▸ Directions for this task: Copy exactly the lines from the one containing "Rebuild this chart" through the one containing "const sampleStep = 0.05;", both included, and nothing else.

▸ Figure scripts:
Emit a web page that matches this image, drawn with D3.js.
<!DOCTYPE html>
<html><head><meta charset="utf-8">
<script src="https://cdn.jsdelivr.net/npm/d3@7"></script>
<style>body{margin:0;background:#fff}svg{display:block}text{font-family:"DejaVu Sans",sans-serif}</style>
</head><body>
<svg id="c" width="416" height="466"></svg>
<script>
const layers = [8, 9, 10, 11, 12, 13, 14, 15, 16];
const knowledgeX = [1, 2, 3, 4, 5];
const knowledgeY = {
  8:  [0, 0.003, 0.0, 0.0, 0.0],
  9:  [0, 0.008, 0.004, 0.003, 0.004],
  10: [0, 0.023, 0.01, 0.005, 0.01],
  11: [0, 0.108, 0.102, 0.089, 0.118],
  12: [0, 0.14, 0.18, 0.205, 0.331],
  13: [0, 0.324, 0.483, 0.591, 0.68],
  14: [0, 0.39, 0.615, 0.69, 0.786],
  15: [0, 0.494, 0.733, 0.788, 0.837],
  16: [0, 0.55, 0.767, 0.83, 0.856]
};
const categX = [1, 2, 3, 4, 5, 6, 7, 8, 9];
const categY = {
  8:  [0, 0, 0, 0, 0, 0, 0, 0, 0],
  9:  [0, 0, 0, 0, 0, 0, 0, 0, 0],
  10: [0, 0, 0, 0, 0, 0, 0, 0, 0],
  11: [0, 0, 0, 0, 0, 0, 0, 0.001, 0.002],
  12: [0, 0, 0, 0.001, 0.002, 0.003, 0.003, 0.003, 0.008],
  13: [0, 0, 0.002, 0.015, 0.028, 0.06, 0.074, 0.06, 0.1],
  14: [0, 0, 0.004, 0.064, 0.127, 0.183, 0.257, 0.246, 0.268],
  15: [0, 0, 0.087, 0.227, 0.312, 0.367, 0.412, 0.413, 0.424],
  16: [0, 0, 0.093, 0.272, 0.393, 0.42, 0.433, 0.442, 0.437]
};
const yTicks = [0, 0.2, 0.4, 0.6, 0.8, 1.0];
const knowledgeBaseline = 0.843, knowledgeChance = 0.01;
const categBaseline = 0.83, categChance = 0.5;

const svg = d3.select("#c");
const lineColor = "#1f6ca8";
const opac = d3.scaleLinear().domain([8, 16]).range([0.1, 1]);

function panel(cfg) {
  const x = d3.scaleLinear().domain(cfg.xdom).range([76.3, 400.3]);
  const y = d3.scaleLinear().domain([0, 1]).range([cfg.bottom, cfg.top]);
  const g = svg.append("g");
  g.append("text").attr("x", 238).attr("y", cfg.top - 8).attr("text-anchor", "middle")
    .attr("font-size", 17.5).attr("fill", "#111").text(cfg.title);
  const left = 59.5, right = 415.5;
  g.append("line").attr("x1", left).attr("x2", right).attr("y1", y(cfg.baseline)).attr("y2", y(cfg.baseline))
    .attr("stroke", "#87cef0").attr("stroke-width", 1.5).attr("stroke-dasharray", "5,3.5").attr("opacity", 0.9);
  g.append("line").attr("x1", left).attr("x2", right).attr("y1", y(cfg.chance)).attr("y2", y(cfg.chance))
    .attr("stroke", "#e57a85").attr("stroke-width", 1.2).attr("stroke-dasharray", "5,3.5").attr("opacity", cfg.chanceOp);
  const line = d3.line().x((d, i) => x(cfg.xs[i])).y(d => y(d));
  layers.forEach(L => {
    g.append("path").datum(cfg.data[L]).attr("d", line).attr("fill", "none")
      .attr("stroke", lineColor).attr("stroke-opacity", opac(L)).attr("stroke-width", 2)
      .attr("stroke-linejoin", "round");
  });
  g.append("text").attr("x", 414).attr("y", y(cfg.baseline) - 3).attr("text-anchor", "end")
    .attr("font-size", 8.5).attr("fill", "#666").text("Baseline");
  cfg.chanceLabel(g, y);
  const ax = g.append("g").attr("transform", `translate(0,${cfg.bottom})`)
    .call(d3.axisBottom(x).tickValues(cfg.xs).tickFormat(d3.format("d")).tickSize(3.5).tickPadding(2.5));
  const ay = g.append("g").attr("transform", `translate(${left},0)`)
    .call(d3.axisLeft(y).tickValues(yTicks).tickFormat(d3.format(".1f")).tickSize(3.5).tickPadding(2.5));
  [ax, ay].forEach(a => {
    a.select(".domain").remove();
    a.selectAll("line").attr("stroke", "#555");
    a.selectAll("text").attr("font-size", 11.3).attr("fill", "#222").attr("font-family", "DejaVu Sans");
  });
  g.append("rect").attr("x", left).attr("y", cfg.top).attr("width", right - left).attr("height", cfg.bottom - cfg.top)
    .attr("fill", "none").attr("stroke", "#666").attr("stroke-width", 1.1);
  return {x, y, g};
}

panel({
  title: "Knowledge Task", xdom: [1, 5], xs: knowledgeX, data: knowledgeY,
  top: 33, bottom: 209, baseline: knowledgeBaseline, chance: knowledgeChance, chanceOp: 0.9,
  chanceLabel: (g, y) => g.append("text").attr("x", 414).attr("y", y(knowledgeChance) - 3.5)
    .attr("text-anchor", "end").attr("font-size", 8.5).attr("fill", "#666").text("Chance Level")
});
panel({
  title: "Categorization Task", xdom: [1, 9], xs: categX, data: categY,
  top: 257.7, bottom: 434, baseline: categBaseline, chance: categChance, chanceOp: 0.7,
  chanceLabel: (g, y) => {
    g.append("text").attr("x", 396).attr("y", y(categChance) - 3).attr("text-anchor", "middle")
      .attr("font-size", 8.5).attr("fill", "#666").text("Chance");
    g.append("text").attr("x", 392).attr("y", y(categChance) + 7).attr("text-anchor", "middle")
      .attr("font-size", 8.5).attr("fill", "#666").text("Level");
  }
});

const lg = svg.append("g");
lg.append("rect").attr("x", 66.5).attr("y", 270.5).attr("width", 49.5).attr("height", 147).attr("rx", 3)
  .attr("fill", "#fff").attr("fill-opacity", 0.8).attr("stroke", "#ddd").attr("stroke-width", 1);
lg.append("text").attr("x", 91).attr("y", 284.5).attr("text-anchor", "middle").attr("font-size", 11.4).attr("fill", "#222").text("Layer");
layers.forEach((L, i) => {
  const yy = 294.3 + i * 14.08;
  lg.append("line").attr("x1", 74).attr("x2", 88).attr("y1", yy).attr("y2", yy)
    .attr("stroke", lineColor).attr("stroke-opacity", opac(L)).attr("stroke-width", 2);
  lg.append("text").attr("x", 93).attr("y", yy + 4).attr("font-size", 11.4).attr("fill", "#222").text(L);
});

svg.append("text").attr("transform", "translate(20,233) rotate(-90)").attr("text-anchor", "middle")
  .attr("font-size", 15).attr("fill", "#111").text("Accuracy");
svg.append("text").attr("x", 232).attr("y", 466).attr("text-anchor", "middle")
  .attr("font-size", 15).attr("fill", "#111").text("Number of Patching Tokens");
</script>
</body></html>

* * *

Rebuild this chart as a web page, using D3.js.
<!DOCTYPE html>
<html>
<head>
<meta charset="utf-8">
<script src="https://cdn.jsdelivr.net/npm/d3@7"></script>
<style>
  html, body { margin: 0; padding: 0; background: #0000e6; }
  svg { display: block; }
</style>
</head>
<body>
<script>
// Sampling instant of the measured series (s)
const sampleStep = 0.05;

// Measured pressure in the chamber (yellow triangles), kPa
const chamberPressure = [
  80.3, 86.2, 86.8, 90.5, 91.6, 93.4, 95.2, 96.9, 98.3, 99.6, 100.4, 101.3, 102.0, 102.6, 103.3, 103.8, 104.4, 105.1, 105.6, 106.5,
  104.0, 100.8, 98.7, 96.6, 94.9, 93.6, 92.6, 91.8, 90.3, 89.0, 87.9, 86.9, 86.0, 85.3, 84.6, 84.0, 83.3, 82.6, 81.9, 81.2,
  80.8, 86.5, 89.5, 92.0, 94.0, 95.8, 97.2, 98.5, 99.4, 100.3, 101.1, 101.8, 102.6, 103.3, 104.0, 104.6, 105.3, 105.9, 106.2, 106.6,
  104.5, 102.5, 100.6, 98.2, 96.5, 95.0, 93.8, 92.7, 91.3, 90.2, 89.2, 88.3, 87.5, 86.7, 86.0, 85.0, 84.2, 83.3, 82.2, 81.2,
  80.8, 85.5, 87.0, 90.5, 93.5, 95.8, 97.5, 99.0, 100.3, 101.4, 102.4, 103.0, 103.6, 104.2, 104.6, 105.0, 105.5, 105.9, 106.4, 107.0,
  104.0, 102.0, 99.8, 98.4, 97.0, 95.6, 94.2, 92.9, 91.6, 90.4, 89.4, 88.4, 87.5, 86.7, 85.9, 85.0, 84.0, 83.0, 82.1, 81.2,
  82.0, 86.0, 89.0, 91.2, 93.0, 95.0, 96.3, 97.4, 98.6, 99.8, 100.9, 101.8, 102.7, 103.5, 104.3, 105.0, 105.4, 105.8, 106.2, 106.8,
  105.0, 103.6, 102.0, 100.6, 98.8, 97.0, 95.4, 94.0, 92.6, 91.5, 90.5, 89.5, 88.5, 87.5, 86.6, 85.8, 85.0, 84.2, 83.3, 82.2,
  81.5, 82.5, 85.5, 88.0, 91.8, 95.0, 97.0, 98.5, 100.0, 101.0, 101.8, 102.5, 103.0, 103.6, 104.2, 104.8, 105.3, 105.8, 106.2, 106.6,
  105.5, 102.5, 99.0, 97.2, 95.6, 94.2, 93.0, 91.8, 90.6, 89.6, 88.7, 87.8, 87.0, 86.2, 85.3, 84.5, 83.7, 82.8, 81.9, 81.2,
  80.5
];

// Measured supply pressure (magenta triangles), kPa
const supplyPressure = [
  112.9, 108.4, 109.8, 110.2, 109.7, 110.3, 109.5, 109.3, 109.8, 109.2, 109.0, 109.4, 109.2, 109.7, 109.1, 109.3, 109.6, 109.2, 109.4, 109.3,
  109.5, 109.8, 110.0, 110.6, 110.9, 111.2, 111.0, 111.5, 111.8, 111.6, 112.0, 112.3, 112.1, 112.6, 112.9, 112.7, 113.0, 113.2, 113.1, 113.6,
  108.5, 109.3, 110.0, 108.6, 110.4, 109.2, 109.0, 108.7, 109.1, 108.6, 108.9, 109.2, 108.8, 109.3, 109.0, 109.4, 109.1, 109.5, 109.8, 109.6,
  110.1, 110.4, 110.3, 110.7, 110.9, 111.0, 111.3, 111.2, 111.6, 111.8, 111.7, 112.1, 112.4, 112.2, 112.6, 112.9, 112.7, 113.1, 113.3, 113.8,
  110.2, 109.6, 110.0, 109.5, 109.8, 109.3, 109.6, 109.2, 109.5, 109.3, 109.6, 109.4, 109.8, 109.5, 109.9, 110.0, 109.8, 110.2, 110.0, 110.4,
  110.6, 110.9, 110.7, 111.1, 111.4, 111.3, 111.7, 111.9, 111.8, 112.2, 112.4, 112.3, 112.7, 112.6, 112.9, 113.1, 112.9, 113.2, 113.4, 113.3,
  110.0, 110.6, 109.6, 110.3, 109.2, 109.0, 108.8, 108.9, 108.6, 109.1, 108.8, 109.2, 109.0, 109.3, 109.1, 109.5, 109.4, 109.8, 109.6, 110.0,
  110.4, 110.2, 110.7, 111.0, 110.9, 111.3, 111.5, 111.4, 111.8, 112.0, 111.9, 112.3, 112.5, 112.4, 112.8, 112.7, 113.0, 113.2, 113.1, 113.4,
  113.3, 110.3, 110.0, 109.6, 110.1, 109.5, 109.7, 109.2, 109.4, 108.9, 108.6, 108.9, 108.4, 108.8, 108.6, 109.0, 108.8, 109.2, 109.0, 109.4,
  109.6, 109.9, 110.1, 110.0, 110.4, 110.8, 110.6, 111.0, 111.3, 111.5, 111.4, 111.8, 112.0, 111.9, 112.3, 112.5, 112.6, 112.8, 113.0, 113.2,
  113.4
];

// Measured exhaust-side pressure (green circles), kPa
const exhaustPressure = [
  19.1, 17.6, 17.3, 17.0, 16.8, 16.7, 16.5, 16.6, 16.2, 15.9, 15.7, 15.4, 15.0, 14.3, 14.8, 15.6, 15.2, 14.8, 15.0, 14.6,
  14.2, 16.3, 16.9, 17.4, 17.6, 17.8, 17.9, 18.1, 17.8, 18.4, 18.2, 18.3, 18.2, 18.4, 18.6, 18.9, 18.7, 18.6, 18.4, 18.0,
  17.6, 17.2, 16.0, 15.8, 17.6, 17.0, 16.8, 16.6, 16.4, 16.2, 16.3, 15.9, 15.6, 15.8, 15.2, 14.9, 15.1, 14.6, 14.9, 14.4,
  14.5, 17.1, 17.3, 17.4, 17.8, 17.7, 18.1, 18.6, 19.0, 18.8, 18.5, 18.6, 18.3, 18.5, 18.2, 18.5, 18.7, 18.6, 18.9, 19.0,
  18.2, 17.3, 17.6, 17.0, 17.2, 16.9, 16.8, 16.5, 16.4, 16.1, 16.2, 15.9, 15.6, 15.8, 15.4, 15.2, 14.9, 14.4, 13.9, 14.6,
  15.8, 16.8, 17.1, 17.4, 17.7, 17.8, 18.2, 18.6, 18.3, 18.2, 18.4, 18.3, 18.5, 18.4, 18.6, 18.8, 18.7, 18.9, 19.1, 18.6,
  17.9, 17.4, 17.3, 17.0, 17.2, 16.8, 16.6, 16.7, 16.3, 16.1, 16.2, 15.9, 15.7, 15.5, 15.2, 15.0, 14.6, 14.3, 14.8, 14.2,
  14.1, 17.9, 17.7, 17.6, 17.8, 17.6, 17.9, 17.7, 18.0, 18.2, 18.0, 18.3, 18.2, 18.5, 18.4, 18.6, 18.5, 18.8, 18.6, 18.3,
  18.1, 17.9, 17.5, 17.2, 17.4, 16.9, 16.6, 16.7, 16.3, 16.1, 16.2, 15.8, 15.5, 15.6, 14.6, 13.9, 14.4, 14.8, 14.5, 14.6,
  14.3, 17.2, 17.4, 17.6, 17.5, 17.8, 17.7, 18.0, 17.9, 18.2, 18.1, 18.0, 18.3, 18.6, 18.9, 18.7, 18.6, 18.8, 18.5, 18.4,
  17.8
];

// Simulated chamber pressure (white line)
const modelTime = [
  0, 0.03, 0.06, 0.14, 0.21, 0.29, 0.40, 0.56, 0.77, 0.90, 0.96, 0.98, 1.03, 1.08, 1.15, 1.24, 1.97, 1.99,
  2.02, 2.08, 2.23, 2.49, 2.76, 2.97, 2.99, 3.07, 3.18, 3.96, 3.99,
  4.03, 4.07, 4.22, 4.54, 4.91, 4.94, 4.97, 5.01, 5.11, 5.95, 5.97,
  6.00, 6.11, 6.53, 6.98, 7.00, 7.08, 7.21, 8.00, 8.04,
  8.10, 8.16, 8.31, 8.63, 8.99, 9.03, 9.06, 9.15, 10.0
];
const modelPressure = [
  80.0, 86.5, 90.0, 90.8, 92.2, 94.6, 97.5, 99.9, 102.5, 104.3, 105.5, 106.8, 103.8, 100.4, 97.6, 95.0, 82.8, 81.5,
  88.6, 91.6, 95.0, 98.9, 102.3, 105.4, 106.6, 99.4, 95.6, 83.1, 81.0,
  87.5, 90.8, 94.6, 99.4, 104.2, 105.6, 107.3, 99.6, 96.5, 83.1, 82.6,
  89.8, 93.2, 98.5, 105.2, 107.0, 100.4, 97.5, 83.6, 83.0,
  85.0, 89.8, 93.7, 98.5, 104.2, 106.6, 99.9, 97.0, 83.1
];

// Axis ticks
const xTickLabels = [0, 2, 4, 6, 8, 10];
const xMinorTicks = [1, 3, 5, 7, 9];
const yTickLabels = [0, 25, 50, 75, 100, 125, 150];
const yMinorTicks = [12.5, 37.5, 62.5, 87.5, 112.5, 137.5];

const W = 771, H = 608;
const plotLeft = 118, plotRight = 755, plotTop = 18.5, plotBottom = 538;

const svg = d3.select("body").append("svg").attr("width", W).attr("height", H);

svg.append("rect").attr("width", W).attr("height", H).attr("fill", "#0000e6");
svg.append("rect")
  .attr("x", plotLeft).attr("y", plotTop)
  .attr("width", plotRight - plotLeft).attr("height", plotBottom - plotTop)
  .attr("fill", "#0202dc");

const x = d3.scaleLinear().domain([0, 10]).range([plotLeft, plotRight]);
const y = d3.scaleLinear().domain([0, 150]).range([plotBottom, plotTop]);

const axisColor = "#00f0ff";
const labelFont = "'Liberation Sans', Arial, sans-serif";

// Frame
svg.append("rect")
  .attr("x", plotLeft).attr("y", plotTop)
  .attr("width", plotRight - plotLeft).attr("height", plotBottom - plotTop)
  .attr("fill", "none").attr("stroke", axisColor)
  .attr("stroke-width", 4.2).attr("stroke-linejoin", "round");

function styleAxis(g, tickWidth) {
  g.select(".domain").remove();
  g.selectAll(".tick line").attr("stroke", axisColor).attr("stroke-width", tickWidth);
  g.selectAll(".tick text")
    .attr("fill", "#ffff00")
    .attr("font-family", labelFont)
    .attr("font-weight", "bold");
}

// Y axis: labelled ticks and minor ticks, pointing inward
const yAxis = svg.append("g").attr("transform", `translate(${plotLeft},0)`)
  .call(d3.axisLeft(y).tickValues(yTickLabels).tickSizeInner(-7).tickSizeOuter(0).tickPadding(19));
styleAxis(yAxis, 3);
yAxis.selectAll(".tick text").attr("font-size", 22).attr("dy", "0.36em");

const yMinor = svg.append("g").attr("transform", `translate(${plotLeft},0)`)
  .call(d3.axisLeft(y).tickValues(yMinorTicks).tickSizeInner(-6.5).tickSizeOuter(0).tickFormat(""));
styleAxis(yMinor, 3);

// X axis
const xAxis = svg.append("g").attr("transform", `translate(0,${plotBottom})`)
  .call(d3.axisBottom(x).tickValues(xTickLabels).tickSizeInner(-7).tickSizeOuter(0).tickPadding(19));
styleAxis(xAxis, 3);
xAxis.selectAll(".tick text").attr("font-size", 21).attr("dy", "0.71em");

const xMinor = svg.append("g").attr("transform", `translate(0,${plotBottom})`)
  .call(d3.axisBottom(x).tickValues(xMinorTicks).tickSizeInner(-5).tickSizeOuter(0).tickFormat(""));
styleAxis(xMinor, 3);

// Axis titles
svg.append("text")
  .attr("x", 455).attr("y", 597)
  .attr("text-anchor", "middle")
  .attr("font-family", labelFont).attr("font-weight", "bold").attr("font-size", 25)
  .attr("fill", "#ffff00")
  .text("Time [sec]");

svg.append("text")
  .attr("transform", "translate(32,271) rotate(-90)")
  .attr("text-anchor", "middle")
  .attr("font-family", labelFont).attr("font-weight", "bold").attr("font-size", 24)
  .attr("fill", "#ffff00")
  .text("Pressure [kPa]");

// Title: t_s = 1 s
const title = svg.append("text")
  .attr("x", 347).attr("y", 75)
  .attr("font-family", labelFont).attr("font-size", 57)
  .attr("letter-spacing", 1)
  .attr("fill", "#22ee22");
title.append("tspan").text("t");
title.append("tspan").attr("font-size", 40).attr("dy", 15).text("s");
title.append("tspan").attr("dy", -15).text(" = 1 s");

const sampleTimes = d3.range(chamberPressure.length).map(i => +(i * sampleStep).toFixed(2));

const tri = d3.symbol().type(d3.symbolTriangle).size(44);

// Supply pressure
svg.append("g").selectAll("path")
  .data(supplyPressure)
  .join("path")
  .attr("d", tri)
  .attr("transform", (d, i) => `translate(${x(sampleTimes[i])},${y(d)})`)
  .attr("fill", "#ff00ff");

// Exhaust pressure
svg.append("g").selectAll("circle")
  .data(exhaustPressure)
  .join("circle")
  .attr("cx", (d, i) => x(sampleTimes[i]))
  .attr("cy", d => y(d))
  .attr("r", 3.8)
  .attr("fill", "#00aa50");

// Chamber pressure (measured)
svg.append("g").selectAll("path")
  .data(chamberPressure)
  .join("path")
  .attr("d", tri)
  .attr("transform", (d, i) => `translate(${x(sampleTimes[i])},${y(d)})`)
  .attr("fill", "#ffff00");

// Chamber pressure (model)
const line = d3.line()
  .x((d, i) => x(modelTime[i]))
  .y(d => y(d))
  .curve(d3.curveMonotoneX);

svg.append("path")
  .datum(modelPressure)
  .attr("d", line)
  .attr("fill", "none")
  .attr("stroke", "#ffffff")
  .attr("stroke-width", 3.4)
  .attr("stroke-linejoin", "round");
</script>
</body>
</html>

--

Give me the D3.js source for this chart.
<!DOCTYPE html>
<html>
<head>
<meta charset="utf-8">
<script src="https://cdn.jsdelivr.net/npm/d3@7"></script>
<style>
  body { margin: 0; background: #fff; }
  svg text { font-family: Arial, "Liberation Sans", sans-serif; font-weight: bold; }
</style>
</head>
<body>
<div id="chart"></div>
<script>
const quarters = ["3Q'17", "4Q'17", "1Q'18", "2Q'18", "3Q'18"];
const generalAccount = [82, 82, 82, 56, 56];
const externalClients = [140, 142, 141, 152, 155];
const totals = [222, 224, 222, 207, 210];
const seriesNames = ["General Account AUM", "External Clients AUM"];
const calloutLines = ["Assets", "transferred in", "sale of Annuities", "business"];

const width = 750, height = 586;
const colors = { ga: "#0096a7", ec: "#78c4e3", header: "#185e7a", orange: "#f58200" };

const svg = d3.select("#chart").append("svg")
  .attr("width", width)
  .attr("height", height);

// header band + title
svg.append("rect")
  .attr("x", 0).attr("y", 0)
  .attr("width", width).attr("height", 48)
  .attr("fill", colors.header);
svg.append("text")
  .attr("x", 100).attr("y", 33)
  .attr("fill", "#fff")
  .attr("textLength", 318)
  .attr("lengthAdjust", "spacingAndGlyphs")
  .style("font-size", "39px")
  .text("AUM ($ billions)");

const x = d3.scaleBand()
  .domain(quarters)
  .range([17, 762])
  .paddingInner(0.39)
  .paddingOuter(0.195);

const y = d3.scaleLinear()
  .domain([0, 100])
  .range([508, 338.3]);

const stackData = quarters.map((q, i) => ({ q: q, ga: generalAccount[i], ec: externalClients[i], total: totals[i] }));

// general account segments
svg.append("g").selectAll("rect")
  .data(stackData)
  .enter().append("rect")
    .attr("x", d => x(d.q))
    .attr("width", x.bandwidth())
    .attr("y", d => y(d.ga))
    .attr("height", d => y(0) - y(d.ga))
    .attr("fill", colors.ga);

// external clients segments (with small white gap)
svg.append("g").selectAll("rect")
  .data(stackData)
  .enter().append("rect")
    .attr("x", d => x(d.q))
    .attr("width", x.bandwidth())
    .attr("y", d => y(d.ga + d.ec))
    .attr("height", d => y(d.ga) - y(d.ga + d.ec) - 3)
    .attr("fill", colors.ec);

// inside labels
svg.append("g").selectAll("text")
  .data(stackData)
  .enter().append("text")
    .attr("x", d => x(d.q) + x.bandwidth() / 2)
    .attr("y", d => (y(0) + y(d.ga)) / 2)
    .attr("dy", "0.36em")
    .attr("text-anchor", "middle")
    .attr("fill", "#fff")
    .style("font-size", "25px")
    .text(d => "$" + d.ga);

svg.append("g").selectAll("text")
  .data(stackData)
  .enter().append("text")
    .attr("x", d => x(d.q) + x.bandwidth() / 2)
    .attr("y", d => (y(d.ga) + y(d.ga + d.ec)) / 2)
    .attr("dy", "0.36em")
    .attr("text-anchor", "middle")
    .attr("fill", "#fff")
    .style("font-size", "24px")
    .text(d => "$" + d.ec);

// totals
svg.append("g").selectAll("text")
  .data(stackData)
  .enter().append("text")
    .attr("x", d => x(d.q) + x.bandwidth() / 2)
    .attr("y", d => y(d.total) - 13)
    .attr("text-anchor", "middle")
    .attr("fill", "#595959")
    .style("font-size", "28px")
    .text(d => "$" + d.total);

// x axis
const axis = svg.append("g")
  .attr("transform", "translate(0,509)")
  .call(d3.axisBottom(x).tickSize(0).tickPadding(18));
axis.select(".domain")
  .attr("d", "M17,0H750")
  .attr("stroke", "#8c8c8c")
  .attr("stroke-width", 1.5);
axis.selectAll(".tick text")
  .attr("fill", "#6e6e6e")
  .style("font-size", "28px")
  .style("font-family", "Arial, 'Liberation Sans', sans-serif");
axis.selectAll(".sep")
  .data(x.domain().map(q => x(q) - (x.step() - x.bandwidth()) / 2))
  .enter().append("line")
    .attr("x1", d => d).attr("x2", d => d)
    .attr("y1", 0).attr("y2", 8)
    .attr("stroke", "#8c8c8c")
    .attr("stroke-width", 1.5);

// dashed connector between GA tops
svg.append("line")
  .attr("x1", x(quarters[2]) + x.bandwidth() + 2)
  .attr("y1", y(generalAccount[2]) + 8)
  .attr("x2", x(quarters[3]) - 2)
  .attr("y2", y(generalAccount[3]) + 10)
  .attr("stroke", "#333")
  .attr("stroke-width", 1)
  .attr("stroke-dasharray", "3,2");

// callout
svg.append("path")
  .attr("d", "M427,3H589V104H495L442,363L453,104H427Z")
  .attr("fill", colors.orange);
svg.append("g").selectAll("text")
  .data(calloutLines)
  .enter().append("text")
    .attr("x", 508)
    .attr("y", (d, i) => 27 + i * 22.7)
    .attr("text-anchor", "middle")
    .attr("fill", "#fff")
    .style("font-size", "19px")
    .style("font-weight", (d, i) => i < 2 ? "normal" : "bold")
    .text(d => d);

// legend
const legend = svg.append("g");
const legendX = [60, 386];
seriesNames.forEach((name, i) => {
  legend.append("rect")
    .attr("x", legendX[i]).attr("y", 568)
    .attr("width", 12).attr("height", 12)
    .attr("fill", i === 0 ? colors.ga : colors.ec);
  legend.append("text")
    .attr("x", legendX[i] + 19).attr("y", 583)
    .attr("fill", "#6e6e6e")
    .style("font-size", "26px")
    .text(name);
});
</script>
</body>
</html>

▸ Result of this exercise:
Rebuild this chart as a web page, using D3.js.
<!DOCTYPE html>
<html>
<head>
<meta charset="utf-8">
<script src="https://cdn.jsdelivr.net/npm/d3@7"></script>
<style>
  html, body { margin: 0; padding: 0; background: #0000e6; }
  svg { display: block; }
</style>
</head>
<body>
<script>
// Sampling instant of the measured series (s)
const sampleStep = 0.05;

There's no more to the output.